(Bloomberg) -- Goldman Sachs Group Inc.’s traders, on the way to posting their biggest revenue haul in more than a decade, are in for a surprise as cost pressures force the firm’s leadership to cut their year-end bonuses.

Executives in the firm’s global markets division were warned this week that its compensation pool will be slashed by a low double-digit percentage, according to people with knowledge of the discussions. That diverges with industrywide projections and the unit’s own outperformance. Goldman’s annual trading revenue is on track to top $25 billion, with analysts estimating it will eclipse last year’s mark by 15%.

The compensation discussions at this stage are the first salvo and could prompt further tinkering, the people said, asking not to be named discussing the internal deliberations. Already, the initial response has sparked a fresh round of back and forth to address some of the concerns.

A spokesperson for Goldman Sachs declined to comment.

Austerity is the new mood in the industry, with many veterans uncertain about the outlook for earnings in 2023. Investors are rewarding prudence and showing less patience for persistent expenses.

Goldman is in a unique position this year. Chief Executive Officer David Solomon and President John Waldron are trying to protect the firm’s profitability after a costlier-than-expected foray into consumer banking exacerbated the impact of a global slowdown in other business lines such as dealmaking. Solomon dialed back his Main Street aspirations in October, a move that was cheered by shareholders.

“Investor patience was wearing thin,” Bank of America analyst Ebrahim Poonawala wrote in a note. “Thankfully, David Solomon and team saw the light, made the pivot, and you have to assume that the decision has contributed” to the stock’s outperformance this quarter.

Goldman’s return on equity -- a measure of profitability -- stood at 12% for the first nine months. The company’s leaders are trying to prevent it from losing ground.

Getting Zeroed

Other major divisions will see even larger -- albeit less surprising -- cuts to bonus pools following slumps in those businesses. 

The investment banking unit is bracing for a much steeper decline than the roughly 25% reductions it expects at competitors, the people said. And the number of bankers receiving zero bonus -- or doughnuts in the industry’s parlance -- could surpass 100, which would be an unusually large group.

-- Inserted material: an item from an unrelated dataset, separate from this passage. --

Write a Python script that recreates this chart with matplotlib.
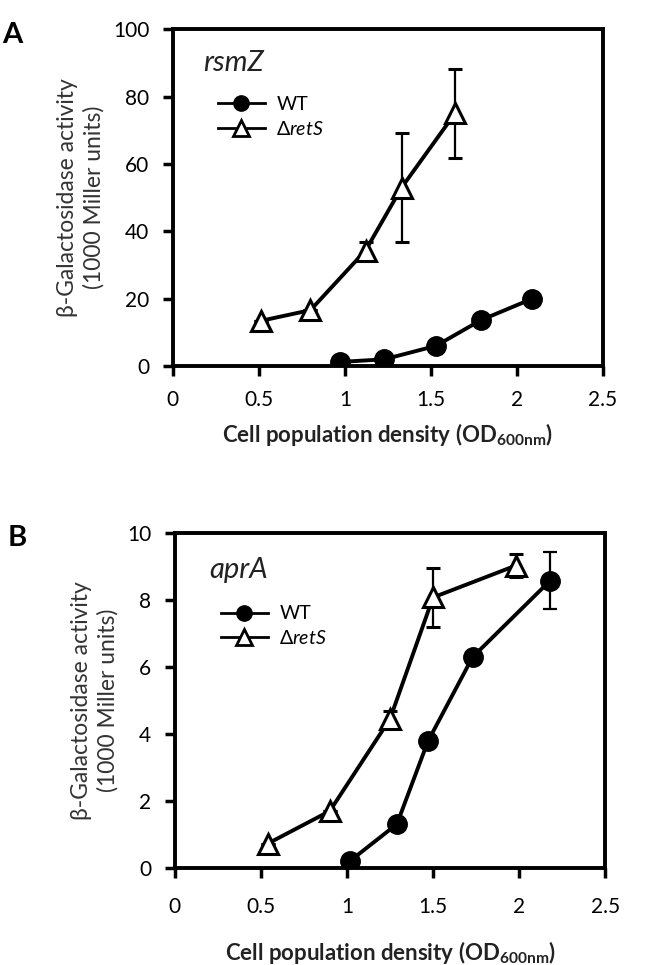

Read more: How Goldman set big payouts last year  

A flurry of dealmaking set off by the Covid-19 pandemic in 2020, and a run-up in asset prices as governments stoked the economy, ended abruptly this year with slumping markets around the world. At Goldman, revenue from investment banking dropped 45% in the first nine months, while asset management generated 71% less.

Across Wall Street, bankers advising on M&A are likely to see their bonuses decline as much as 20% this year, while their counterparts in underwriting could see their incentive pay plunging as much as a 45%, according to a closely watched report from compensation consultant Johnson Associates last month.

A newly carved out Goldman division, dubbed Platform Solutions, is expected to post significant losses that will be disclosed to investors next month, the people said. The bank has already said it will need to scale that business to achieve pre-tax profitability. That unit includes the bank’s nascent credit-card operations and the installment-lending business GreenSky. 

Technology costs and other expenses are also adding to the headaches, giving management little room for missteps.